I'm also reminded of the times the same blissful half-in-half-out state happened to me after much turmoil and chaos. It was so nice to luxuriate in the calm and caring again. It was so nice that it felt troublesome to have to put the brakes on and have it only sometimes. So I'd dip a toe back in the water - or to use the metaphor I ended up with, I'd touch the stove again to see if it was hot.
What I found out, when I did this, was that with untreated alcoholism, the stove is always still hot.
My A used to say that what he really wanted was a marriage where I'd live at my house and he'd live at his and he'd just come over when he wanted to. (Note: not "when I wanted him to" or "I'd go over to his place when I wanted to...") I think part of that was that he knew he couldn't keep up the niceness with a full-time presence. He's a binge alcoholic, not a constant drinker, so he could keep it up 24/7 for a while.

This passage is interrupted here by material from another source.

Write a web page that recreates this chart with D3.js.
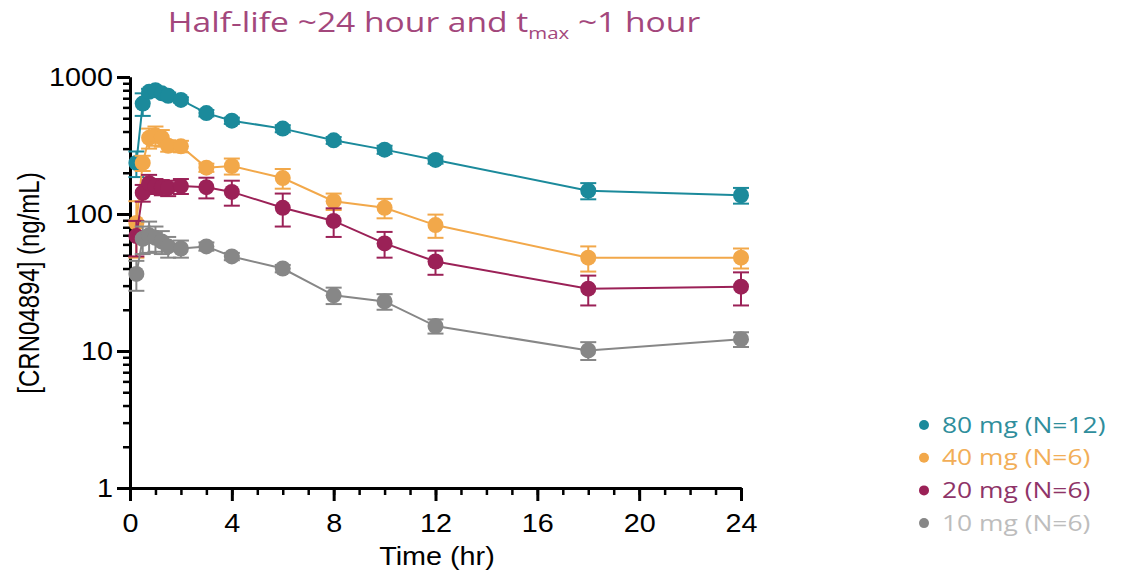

But then...
The number of times I drew away, and then went back, and experienced the chaos, and then drew away, and then went back... As I've said, eventually I had to make a list of all the damage, pain and chaos he'd caused, because as soon as he was loving again, it's like I had a deep amnesia.
So I am just hoping you will take very good care of yourself and of your daughter, who doesn't have the experience of an adult or the ESH of the Al-Anon fellowship, and of course wants the fairy tale to come true just as she's envisioned it. Hope you will stay strong in your wonderful recovery. Hugs.